By Amit Kumar, ET Bureau | 15 Jul, 2013, 08.35AM IST
When Rohit Joshi, a senior manager in an education company, contacted us to help him with his finances, his portfolio was massively skewed towards real estate. The usual suspects— expensive insurance, low equity investment and no contingency fund—were there too.
We concluded that given his income, a house would result in a struggle to build corpuses for his future child's education and marriage. His daughter was born a few months after the plan, and in light of this development, the financial review will help them rectify their mistakes.
The original plan
Rohit, 29, lives with his wife Neha, 24, and 10-month-old Niral in their own house in Vadodara. When the Joshis approached ET Wealth for advice a year ago, it was easy to see why.
Rohit had a monthly income of Rs 52,725, and after accounting for all their expenses, the Joshis were left with a handsome surplus of Rs 24,306. At that time, they were supposed to pay Rs 6.45 lakh for a piece of land bought in Ujjain a few months ago.

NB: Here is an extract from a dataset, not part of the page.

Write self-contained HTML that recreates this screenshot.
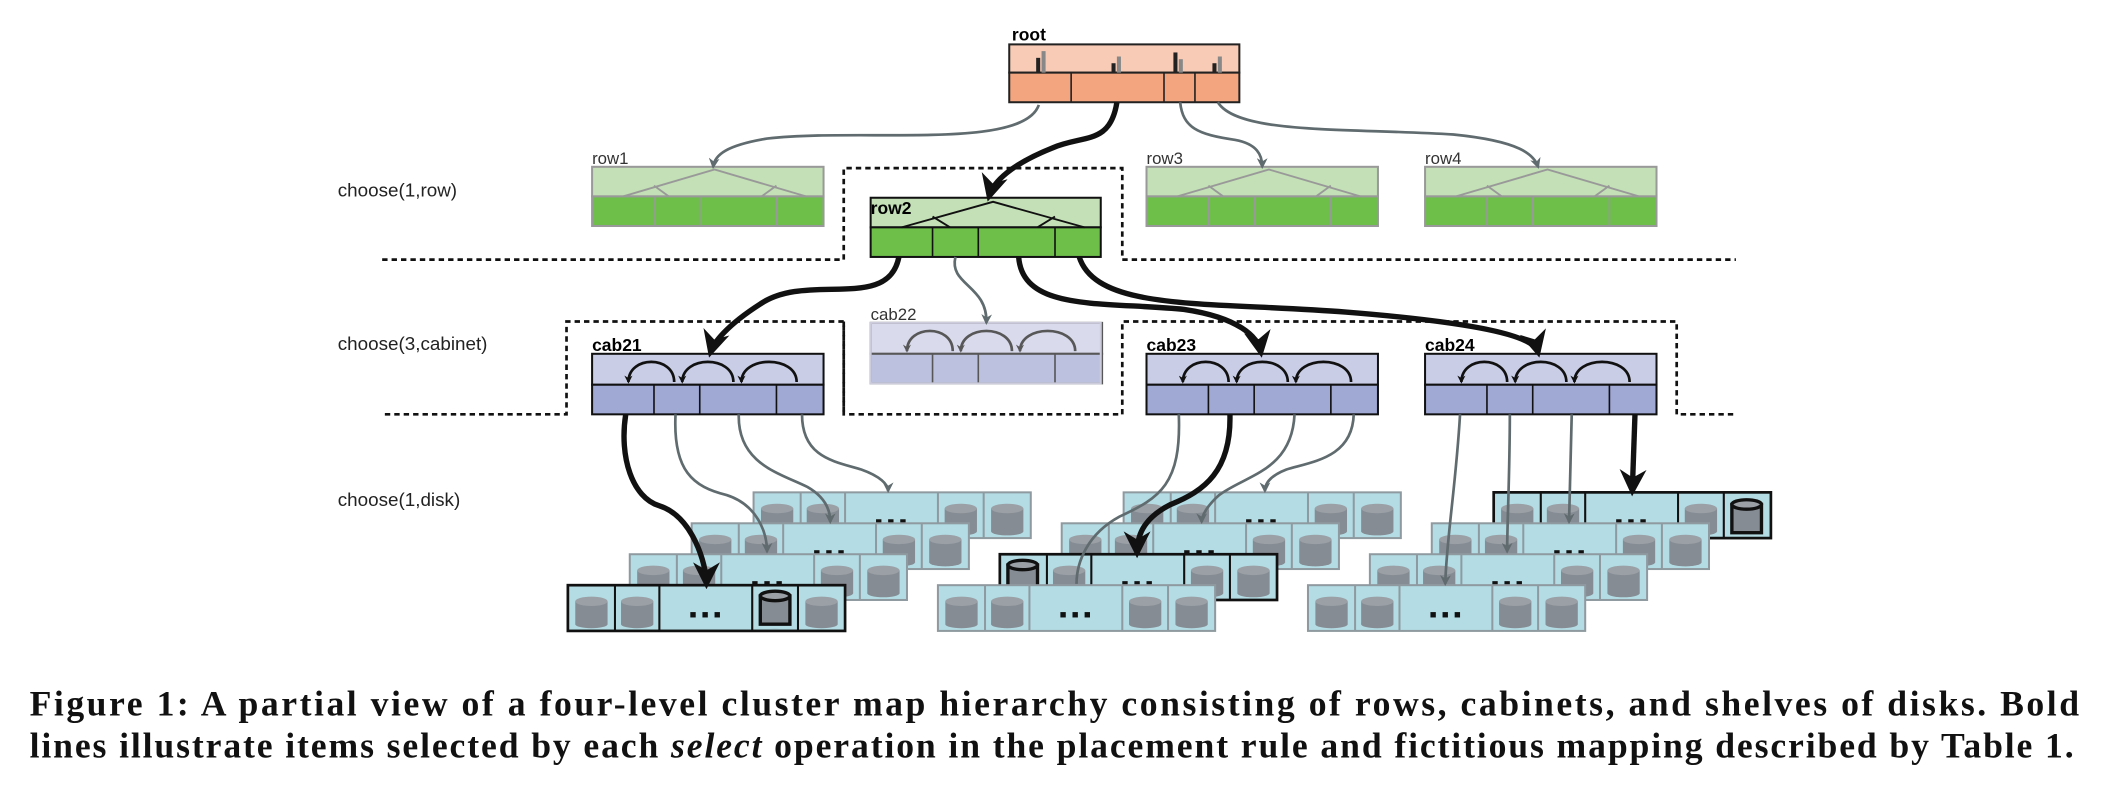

The couple had been lazy about life insurance too. They had a total cover of Rs 76 lakh— from two traditional insurance plans, three Ulips and one online term plan—and shelled out about Rs 43,000 per year for this. They did better at health insurance with a cover of Rs 3 lakh each from ICICI Lombard.
Their goals included making a down payment for the land in three years, saving Rs 37 lakh and Rs 55 lakh for their child's education and marriage, respectively, and amassing Rs 6.57 crore in 30 years for their retirement.